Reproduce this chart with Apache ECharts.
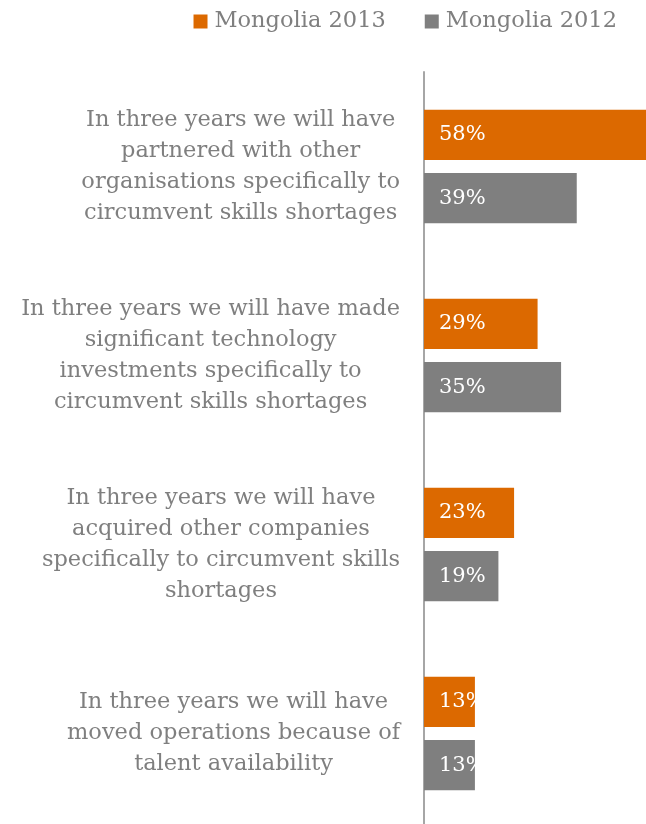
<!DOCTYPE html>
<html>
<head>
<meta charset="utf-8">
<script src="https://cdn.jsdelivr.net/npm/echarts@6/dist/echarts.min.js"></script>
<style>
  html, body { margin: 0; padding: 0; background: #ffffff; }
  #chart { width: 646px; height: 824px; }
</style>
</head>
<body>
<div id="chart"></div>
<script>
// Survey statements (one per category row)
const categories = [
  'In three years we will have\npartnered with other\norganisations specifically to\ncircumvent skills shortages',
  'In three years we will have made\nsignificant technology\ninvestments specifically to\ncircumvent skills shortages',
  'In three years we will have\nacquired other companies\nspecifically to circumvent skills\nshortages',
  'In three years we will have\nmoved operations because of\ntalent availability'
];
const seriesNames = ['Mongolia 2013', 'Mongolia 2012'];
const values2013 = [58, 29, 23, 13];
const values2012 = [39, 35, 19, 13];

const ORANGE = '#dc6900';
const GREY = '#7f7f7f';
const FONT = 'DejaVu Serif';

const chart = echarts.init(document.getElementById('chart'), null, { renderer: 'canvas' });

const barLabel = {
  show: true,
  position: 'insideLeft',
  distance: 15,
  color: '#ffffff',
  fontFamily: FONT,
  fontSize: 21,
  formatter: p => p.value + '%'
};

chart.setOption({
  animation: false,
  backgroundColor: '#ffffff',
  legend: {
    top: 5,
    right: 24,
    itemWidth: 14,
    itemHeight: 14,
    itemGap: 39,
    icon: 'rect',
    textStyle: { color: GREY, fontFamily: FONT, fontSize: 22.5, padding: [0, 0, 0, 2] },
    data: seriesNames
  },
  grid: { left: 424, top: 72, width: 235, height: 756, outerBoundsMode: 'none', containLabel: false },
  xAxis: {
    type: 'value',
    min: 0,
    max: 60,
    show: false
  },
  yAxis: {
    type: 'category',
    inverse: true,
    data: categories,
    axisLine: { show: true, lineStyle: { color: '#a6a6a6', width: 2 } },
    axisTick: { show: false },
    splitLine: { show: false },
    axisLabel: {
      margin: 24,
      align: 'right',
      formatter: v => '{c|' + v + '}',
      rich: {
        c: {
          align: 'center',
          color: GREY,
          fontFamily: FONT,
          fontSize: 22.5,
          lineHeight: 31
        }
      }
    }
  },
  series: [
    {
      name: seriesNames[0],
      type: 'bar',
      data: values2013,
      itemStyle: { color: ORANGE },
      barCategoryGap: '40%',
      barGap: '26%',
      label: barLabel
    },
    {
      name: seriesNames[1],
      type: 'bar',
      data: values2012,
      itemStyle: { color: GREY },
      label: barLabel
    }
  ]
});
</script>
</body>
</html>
========
Transcribe the whole listing exactly. Pictures stay out of your copy.

### ANSWER BELOW
Reproduce this chart with Apache ECharts.
<!DOCTYPE html>
<html>
<head>
<meta charset="utf-8">
<script src="https://cdn.jsdelivr.net/npm/echarts@6/dist/echarts.min.js"></script>
<style>
  html, body { margin: 0; padding: 0; background: #ffffff; }
  #chart { width: 646px; height: 824px; }
</style>
</head>
<body>
<div id="chart"></div>
<script>
// Survey statements (one per category row)
const categories = [
  'In three years we will have\npartnered with other\norganisations specifically to\ncircumvent skills shortages',
  'In three years we will have made\nsignificant technology\ninvestments specifically to\ncircumvent skills shortages',
  'In three years we will have\nacquired other companies\nspecifically to circumvent skills\nshortages',
  'In three years we will have\nmoved operations because of\ntalent availability'
];
const seriesNames = ['Mongolia 2013', 'Mongolia 2012'];
const values2013 = [58, 29, 23, 13];
const values2012 = [39, 35, 19, 13];

const ORANGE = '#dc6900';
const GREY = '#7f7f7f';
const FONT = 'DejaVu Serif';

const chart = echarts.init(document.getElementById('chart'), null, { renderer: 'canvas' });

const barLabel = {
  show: true,
  position: 'insideLeft',
  distance: 15,
  color: '#ffffff',
  fontFamily: FONT,
  fontSize: 21,
  formatter: p => p.value + '%'
};

chart.setOption({
  animation: false,
  backgroundColor: '#ffffff',
  legend: {
    top: 5,
    right: 24,
    itemWidth: 14,
    itemHeight: 14,
    itemGap: 39,
    icon: 'rect',
    textStyle: { color: GREY, fontFamily: FONT, fontSize: 22.5, padding: [0, 0, 0, 2] },
    data: seriesNames
  },
  grid: { left: 424, top: 72, width: 235, height: 756, outerBoundsMode: 'none', containLabel: false },
  xAxis: {
    type: 'value',
    min: 0,
    max: 60,
    show: false
  },
  yAxis: {
    type: 'category',
    inverse: true,
    data: categories,
    axisLine: { show: true, lineStyle: { color: '#a6a6a6', width: 2 } },
    axisTick: { show: false },
    splitLine: { show: false },
    axisLabel: {
      margin: 24,
      align: 'right',
      formatter: v => '{c|' + v + '}',
      rich: {
        c: {
          align: 'center',
          color: GREY,
          fontFamily: FONT,
          fontSize: 22.5,
          lineHeight: 31
        }
      }
    }
  },
  series: [
    {
      name: seriesNames[0],
      type: 'bar',
      data: values2013,
      itemStyle: { color: ORANGE },
      barCategoryGap: '40%',
      barGap: '26%',
      label: barLabel
    },
    {
      name: seriesNames[1],
      type: 'bar',
      data: values2012,
      itemStyle: { color: GREY },
      label: barLabel
    }
  ]
});
</script>
</body>
</html>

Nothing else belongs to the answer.